***
— И что мне с тобой делать, человек? — ментальная модель плавбазы вновь обошла приспособленный под операционный стол пустой контейнер. Человек не ответил. Сложно отвечать, когда ты без сознания и имеешь сильный некомплект конечностей и органов. «Память Кирова» задумчиво погладила кончик своего носа, параллельно с этим действием прогоняя через ядро петабайты справочной литературы, документальных записей, учебников и фильмов по медицине. Это у Тумана поломки исправляют рембазы или плавбазы, а у человеков ремонтом занимается специальная каста обученных индивидов, разбитая на сотни подпрофессий и субспециальностей. Если бы у Туманного флота на каждый тип ремонта и обслуживания требовался отдельный специализированный рабочий, то боевых бы просто не осталось. Ментальная модель, закончив первичную обработку данных, слегка прикрыла глаза, формируя необходимый набор инструментов из активного наномата, а после, окатив бессознательное недотело человека дезинфицирующим раствором, приступила к работе.***
Сознание вернулось рывком. Вот меня не было. А вот я стал. Забавно… Раз меня не было — откуда я знаю этот факт? Попытка развернуть вопрос вширь отозвалась острой вспышкой боли, пронзившей мозг от лба до затылка. И сознание почти ушло. Почти. Что-то не давало окончательно нырнуть в то Великое Ничто, что так неохотно, но, всё же, выпустило меня из своего плена. И боль — хоть и заметно стихла, но продолжает царапать мозги. И вот это странно: нет в них нервных болевых окончаний, тупо нечему испытывать боль. Мистика, мать её в качель. Мысли текли вяло, неторопливо, односложно. Впрочем, откуда им взяться, если нет информации, поступающей снаружи? Нечего обрабатывать, вот и буксует сознание в полуспящем режиме. Ничего не слышу, ничего не вижу, и сказать ничего не могу — кажется, тупо нечем говорить…***
Лишённое всех внешних источников информации, к которым можно было бы привязать хоть какую-то систему отсчёта, сознание болталось как-то самое в проруби, не в силах ни уйти на покой, ни выйти на привычные мощности. И с памятью какая-то ерунда творится: почти ничего не помню. Ни кто я есть, ни откуда я, весь такой непонятный, взялся, ни где я нахожусь и что со мной происходит. Любая попытка копнуть поглубже натыкалась на огненную стену колючей боли, расцветающей маленьким, но очень злым солнышком в мозгах. Сколько такое состояние длилось, не знаю.
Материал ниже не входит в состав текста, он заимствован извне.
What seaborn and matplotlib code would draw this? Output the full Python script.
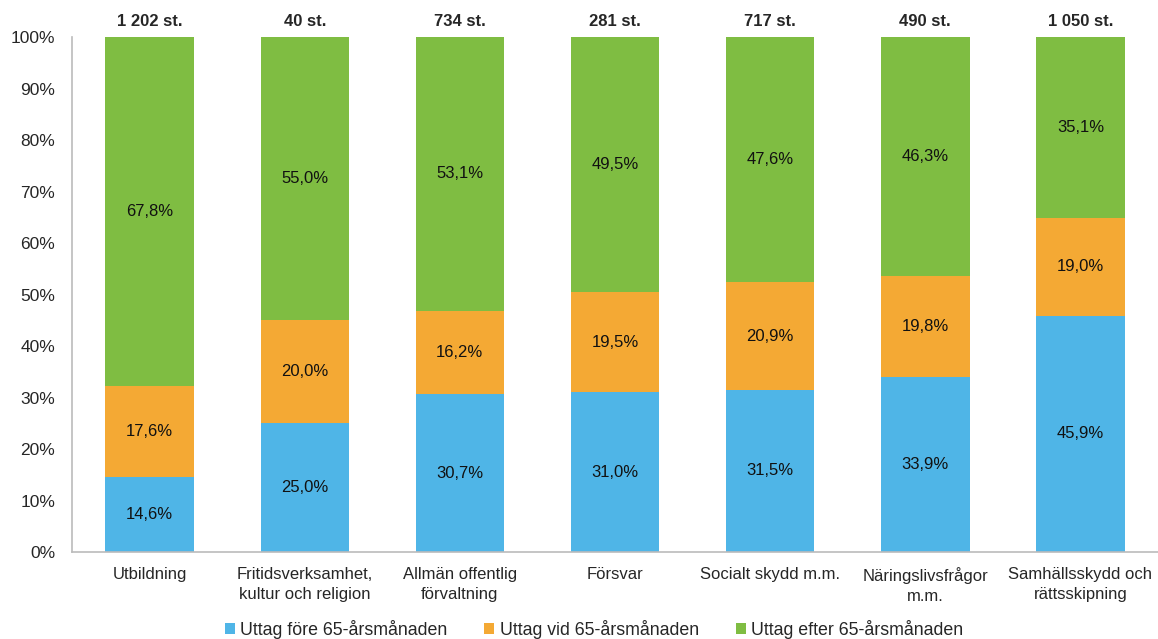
import matplotlib
matplotlib.use("Agg")
import matplotlib.pyplot as plt
import seaborn as sns
import numpy as np
import pandas as pd
from matplotlib.patches import Patch

categories = ["Utbildning", "Fritidsverksamhet,\nkultur och religion", "Allmän offentlig\nförvaltning",
              "Försvar", "Socialt skydd m.m.", "Näringslivsfrågor\nm.m.", "Samhällsskydd och\nrättsskipning"]
totals = ["1 202 st.", "40 st.", "734 st.", "281 st.", "717 st.", "490 st.", "1 050 st."]
fore = [14.6, 25.0, 30.7, 31.0, 31.5, 33.9, 45.9]
vid = [17.6, 20.0, 16.2, 19.5, 20.9, 19.8, 19.0]
efter = [67.8, 55.0, 53.1, 49.5, 47.6, 46.3, 35.1]
series_names = ["Uttag före 65-årsmånaden", "Uttag vid 65-årsmånaden", "Uttag efter 65-årsmånaden"]
colors = ["#4FB5E7", "#F4A934", "#7FBD42"]

sns.set_style("white")
plt.rcParams['font.family'] = ['Liberation Sans', 'DejaVu Sans']

fig = plt.figure(figsize=(11.58, 6.39), dpi=100)
ax = fig.add_axes([0.0622, 0.136, 0.9378, 0.806])

df = pd.DataFrame({"cat": categories, "fore": fore, "vid": vid, "efter": efter})
bottom = np.zeros(len(categories))
for col, name, c in zip(["fore", "vid", "efter"], series_names, colors):
    sns.barplot(data=df, x="cat", y=col, bottom=bottom, color=c, width=0.57, ax=ax,
                saturation=1, edgecolor="none")
    vals = df[col].values
    for i, v in enumerate(vals):
        ax.text(i, bottom[i] + v / 2, f"{v:.1f}%".replace(".", ","), ha="center", va="center",
                fontsize=12, color="#111111")
    bottom = bottom + vals

for i, t in enumerate(totals):
    ax.text(i, 101.5, t, ha="center", va="bottom", fontsize=12, fontweight="bold")

ax.set_ylim(0, 100)
ax.set_xlim(-0.5, len(categories) - 0.5)
ax.set_yticks(np.arange(0, 101, 10))
ax.set_yticklabels([f"{v}%" for v in range(0, 101, 10)], fontsize=12.5)
ax.set_xticks(range(len(categories)))
ax.set_xticklabels(categories, fontsize=12, linespacing=1.35)
ax.tick_params(axis="y", length=0, pad=12)
ax.tick_params(axis="x", length=0, pad=11)
ax.set_xlabel("")
ax.set_ylabel("")
for s in ["top", "right"]:
    ax.spines[s].set_visible(False)
for s in ["left", "bottom"]:
    ax.spines[s].set_color("#BBBBBB")
    ax.spines[s].set_linewidth(1.2)

handles = [Patch(facecolor=c, edgecolor="none") for c in colors]
fig.legend(handles, series_names, loc="lower center", bbox_to_anchor=(0.513, -0.025), ncol=3,
           frameon=False, fontsize=12.8, handlelength=0.55, handleheight=0.55, handletextpad=0.3,
           columnspacing=2.1)

fig.savefig("out.png", dpi=100)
Может, год, а может, пару минут — в состоянии сенсорной депривации время — самая неэффективная и неуловимая эфемерная конструкция. Но всё заканчивается, закончилась и пытка безчувствием. И в один прекрасный момент в сознание вторгся яркий, выжигающий всё поток света…***
Ментальная модель плавучей базы «Память Кирова» не раз и не два готова была опустить руки, сдаться и утилизировать некомплектного человека, никак не желающего выйти из комы. Впрочем, сама персонификация твёрдо знала: отчаяние, желание бросить всё — это лишь результаты работы эмулятора эмоций. Несовершенного, глючного, только-только подбирающегося к пре-альфа-билду. Стукнуть бы по голове Акаси хорошим таким разводным ключом, за слив в ОТС сырых, толком не испытанных исходников… Да поздно уже, растащили, адаптировали, встроили в систему, а Верховный флагман обнуление, как располагающая нулевыми уровнями допуска к директивам Адмиралтейского Кода, делать наотрез отказалась. Экспериментальная инъекция номер 219.02-00014.21/6 полностью адаптировалась в сильно усечённом теле человека, о чём свидетельствовало лёгкое полусекундное свечение в близко подходящих к поверхности кожи кровеносных сосудах. «Три… Два…» — отсчитывала ментальная модель про себя, — «Один… Ну же!» И, словно услышав её немой крик, тело вздрогнуло, забилось в фиксирующих ремнях, на миг распахнуло глаза — и, тут же их крепко зажмурив, затихло. Персонификация сверилась с показаниями сканеров — активность мозга повышается, электрическая активность нейронов приходит в норму. «Память Кирова» с азартом потёрла руки: наконец-то! Тело вздрогнуло, раскрыло рот, язык облизал почерневшие, спёкшиеся губы. И что-то прохрипело. Плавбазе пришлось задействовать десяток алгоритмов дешифровки, чтобы вычленить из сухого хрипа, перемежаемого кашлем и клокотанием, всего два осмысленных слова: — Я… живой?